It also uses less genetic material

Dec 21, 2009 13:45 GMT  ·  By
A sketch of the basic operating principle behind the new BU DNA sequencing method
   A sketch of the basic operating principle behind the new BU DNA sequencing method

Scientists at the University of Boston have recently developed a new DNA sequencing method that is touted to become a lot cheaper and faster than any current technique in a short time frame. One of the main mechanisms that the new technology employs is reducing the amount of DNA it requires in order to conduct its investigation. This also implies that the DNA amplification stage of the process, which is very expensive, time consuming and prone to errors, will no longer be required. The work was conducted by a team of BU biomedical engineers, e! Science News reports.

Details of the group's innovation have been published in the December 20 online issue of the prestigious scientific journal Nature Nanotechnology. The efforts were led by BU Associate Professor of Biomedical Engineering Amit Meller, who coordinated the development of the new method. The basic principle is to survey tiny pieces of DNA as they pass through silicon nanopores. Each of the pores is no more than four nanometers in width, and electrical fields are used to guide the genetic material's strands through them.

The team reports that sensitive electrical currents are then used to identify the precise type of each DNA molecule that passes through the pores. “The current study shows that we can detect a much smaller amount of DNA sample than previously reported. When people start to implement genome sequencing or genome profiling using nanopores, they could use our nanopore capture approach to greatly reduce the number of copies used in those measurements,” Meller reveals.

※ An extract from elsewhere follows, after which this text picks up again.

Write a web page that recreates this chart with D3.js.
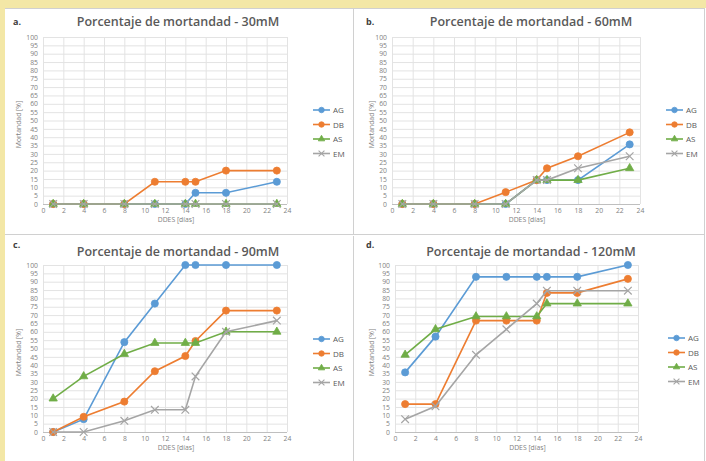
<!DOCTYPE html>
<html><head><meta charset="utf-8">
<script src="https://cdn.jsdelivr.net/npm/d3@7"></script>
<style>
body{margin:0;padding:0;background:#fff;}
svg{display:block;}
</style></head>
<body>
<script>
// ---- DATA ----
const days = [1, 4, 8, 11, 14, 15, 18, 23];
const seriesNames = ["AG", "DB", "AS", "EM"];
const xTicks = [0, 2, 4, 6, 8, 10, 12, 14, 16, 18, 20, 22, 24];
const yTicks = [0,5,10,15,20,25,30,35,40,45,50,55,60,65,70,75,80,85,90,95,100];
const panelLetters = ["a.", "b.", "c.", "d."];
const panelTitles = ["Porcentaje de mortandad - 30mM", "Porcentaje de mortandad - 60mM",
                     "Porcentaje de mortandad - 90mM", "Porcentaje de mortandad - 120mM"];

const ag30 = [0, 0, 0, 0, 0, 6.7, 6.7, 13.3];
const db30 = [0, 0, 0, 13.3, 13.3, 13.3, 20, 20];
const as30 = [0, 0, 0, 0, 0, 0, 0, 0];
const em30 = [0, 0, 0, 0, 0, 0, 0, 0];

const ag60 = [0, 0, 0, 0, 14.3, 14.3, 14.3, 35.7];
const db60 = [0, 0, 0, 7.1, 14.3, 21.4, 28.6, 42.9];
const as60 = [0, 0, 0, 0, 14.3, 14.3, 14.3, 21.4];
const em60 = [0, 0, 0, 0, 14.3, 14.3, 21.4, 28.6];

const ag90 = [0, 7.7, 53.8, 76.9, 100, 100, 100, 100];
const db90 = [0, 9.1, 18.2, 36.4, 45.5, 54.5, 72.7, 72.7];
const as90 = [20, 33.3, 46.7, 53.3, 53.3, 53.3, 60, 60];
const em90 = [0, 0, 6.7, 13.3, 13.3, 33.3, 60, 66.7];

const ag120 = [35.7, 57.1, 92.9, 92.9, 92.9, 92.9, 92.9, 100];
const db120 = [16.7, 16.7, 66.7, 66.7, 66.7, 83.3, 83.3, 91.7];
const as120 = [46.2, 61.5, 69.2, 69.2, 69.2, 76.9, 76.9, 76.9];
const em120 = [7.7, 15.4, 46.2, 61.5, 76.9, 84.6, 84.6, 84.6];

const panelData = [
  [ag30, db30, as30, em30],
  [ag60, db60, as60, em60],
  [ag90, db90, as90, em90],
  [ag120, db120, as120, em120]
];

// ---- STYLE ----
const colors = {AG: "#5b9bd5", DB: "#ed7d31", AS: "#70ad47", EM: "#a5a5a5"};
const symbols = {AG: d3.symbolCircle, DB: d3.symbolCircle, AS: d3.symbolTriangle, EM: d3.symbolX};
const symSize = {AG: 40, DB: 40, AS: 30, EM: 40};

const W = 706, H = 461;
const svg = d3.select("body").append("svg").attr("width", W).attr("height", H);

// background strips (yellow border)
svg.append("rect").attr("x", 0).attr("y", 0).attr("width", W).attr("height", H).attr("fill", "#fff");
svg.append("rect").attr("x", 0).attr("y", 0).attr("width", W).attr("height", 8).attr("fill", "#f3e7a6");
svg.append("rect").attr("x", 0).attr("y", 0).attr("width", 5).attr("height", H).attr("fill", "#f3e7a6");

// panel frames
const frame = svg.append("g").attr("stroke", "#d0d0d0").attr("fill", "none");
frame.append("line").attr("x1", 5).attr("x2", 705).attr("y1", 8.5).attr("y2", 8.5);
frame.append("line").attr("x1", 353.5).attr("x2", 353.5).attr("y1", 8).attr("y2", 234);
frame.append("line").attr("x1", 5).attr("x2", 705).attr("y1", 234.5).attr("y2", 234.5);
frame.append("line").attr("x1", 704.5).attr("x2", 704.5).attr("y1", 8).attr("y2", H);
frame.append("line").attr("x1", 353.5).attr("x2", 353.5).attr("y1", 236).attr("y2", H);

const panels = [
  {x0: 43, x1: 287, y0: 204, y1: 37, ox: 0, oy: 0, legX: 313, legY: 110},
  {x0: 392, x1: 640, y0: 204, y1: 37, ox: 353, oy: 0, legX: 666, legY: 110},
  {x0: 43, x1: 287, y0: 432, y1: 265, ox: 0, oy: 230, legX: 313, legY: 339},
  {x0: 395, x1: 638, y0: 432, y1: 265, ox: 353, oy: 230, legX: 668, legY: 338}
];

const font = "'Open Sans', 'Liberation Sans', sans-serif";
const textColor = "#595959";

panels.forEach((p, i) => {
  const g = svg.append("g");
  const x = d3.scaleLinear().domain([0, 24]).range([p.x0, p.x1]);
  const y = d3.scaleLinear().domain([0, 100]).range([p.y0, p.y1]);

  // gridlines
  g.append("g").attr("transform", `translate(0,${p.y0})`)
    .call(d3.axisBottom(x).tickValues(xTicks).tickSize(-(p.y0 - p.y1)).tickFormat(""))
    .call(a => a.select(".domain").remove())
    .call(a => a.selectAll("line").attr("stroke", "#e3e3e3"));
  g.append("g").attr("transform", `translate(${p.x0},0)`)
    .call(d3.axisLeft(y).tickValues(yTicks).tickSize(-(p.x1 - p.x0)).tickFormat(""))
    .call(a => a.select(".domain").remove())
    .call(a => a.selectAll("line").attr("stroke", "#e3e3e3"));
  // bottom axis line
  g.append("line").attr("x1", p.x0).attr("x2", p.x1).attr("y1", p.y0 + 0.5).attr("y2", p.y0 + 0.5)
    .attr("stroke", "#bfbfbf");

  // tick labels
  const xa = g.append("g").attr("transform", `translate(0,${p.y0})`)
    .call(d3.axisBottom(x).tickValues(xTicks).tickSize(0).tickPadding(4));
  xa.select(".domain").remove();
  xa.selectAll("text").attr("font-family", font).attr("font-size", 6.8).attr("fill", "#7f7f7f");
  const ya = g.append("g").attr("transform", `translate(${p.x0},0)`)
    .call(d3.axisLeft(y).tickValues(yTicks).tickSize(0).tickPadding(5));
  ya.select(".domain").remove();
  ya.selectAll("text").attr("font-family", font).attr("font-size", 6.8).attr("fill", "#7f7f7f");

  // axis titles
  g.append("text").attr("x", (p.x0 + p.x1) / 2 + 11).attr("y", p.y0 + 18)
    .attr("text-anchor", "middle").attr("font-family", font).attr("font-size", 6.8)
    .attr("fill", "#7f7f7f").text("DDES [días]");
  g.append("text").attr("transform", `translate(${p.ox + 21},${(p.y0 + p.y1) / 2 + 4}) rotate(-90)`)
    .attr("text-anchor", "middle").attr("font-family", font).attr("font-size", 6.8)
    .attr("fill", "#7f7f7f").text("Mortandad [%]");

  // title and letter
  g.append("text").attr("x", p.ox + 178).attr("y", p.oy + 26)
    .attr("text-anchor", "middle").attr("font-family", font).attr("font-size", 12.5)
    .attr("font-weight", 600).attr("fill", textColor).text(panelTitles[i]);
  g.append("text").attr("x", p.ox + 13).attr("y", p.oy + (i < 2 ? 25 : 18))
    .attr("font-family", font).attr("font-size", 9).attr("font-weight", "bold")
    .attr("fill", "#404040").text(panelLetters[i]);

  // series
  seriesNames.forEach((name, si) => {
    const vals = panelData[i][si];
    const pts = days.map((d, k) => [d, vals[k]]);
    const line = d3.line().x(d => x(d[0])).y(d => y(d[1]));
    g.append("path").attr("d", line(pts)).attr("fill", "none")
      .attr("stroke", colors[name]).attr("stroke-width", 1.6);
    const sym = d3.symbol().type(symbols[name]).size(symSize[name]);
    g.selectAll(null).data(pts).join("path")
      .attr("transform", d => `translate(${x(d[0])},${y(d[1])})`)
      .attr("d", sym)
      .attr("fill", name === "EM" ? "none" : colors[name])
      .attr("stroke", colors[name]).attr("stroke-width", name === "EM" ? 1.2 : 0.8);

    // legend
    const ly = p.legY + si * 14.5;
    g.append("line").attr("x1", p.legX).attr("x2", p.legX + 17).attr("y1", ly).attr("y2", ly)
      .attr("stroke", colors[name]).attr("stroke-width", 1.6);
    g.append("path").attr("transform", `translate(${p.legX + 8.5},${ly})`)
      .attr("d", d3.symbol().type(symbols[name]).size(symSize[name] * 0.6))
      .attr("fill", name === "EM" ? "none" : colors[name])
      .attr("stroke", colors[name]).attr("stroke-width", name === "EM" ? 1.1 : 0.8);
    g.append("text").attr("x", p.legX + 20).attr("y", ly + 3)
      .attr("font-family", font).attr("font-size", 8).attr("fill", textColor).text(name);
  });
});
</script>
</body></html>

It was also made obvious in the investigations that the DNA strands that were longer tended to find the nanopore structures a lot faster than shorter strands. This is counter-intuitive, the team says, but it adds that this development only works for the best. “That's really surprising. You'd expect that if you have a longer 'spaghetti,' then finding the end would be much harder. At the same time this discovery means that the nanopore system is optimized for the detection of long DNA strands – tens of thousands basepairs, or even more,” the team leader says.

“This could dramatically speed future genomic sequencing by allowing analysis of a long DNA strand in one swipe, rather than having to assemble results from many short snippets. DNA amplification technologies limit DNA molecule length to under a thousand base pairs. Because our method avoids amplification, it not only reduces the cost, time and error rate of DNA replication techniques, but also enables the analysis of very long strands of DNA, much longer than current limitations.” Meller adds.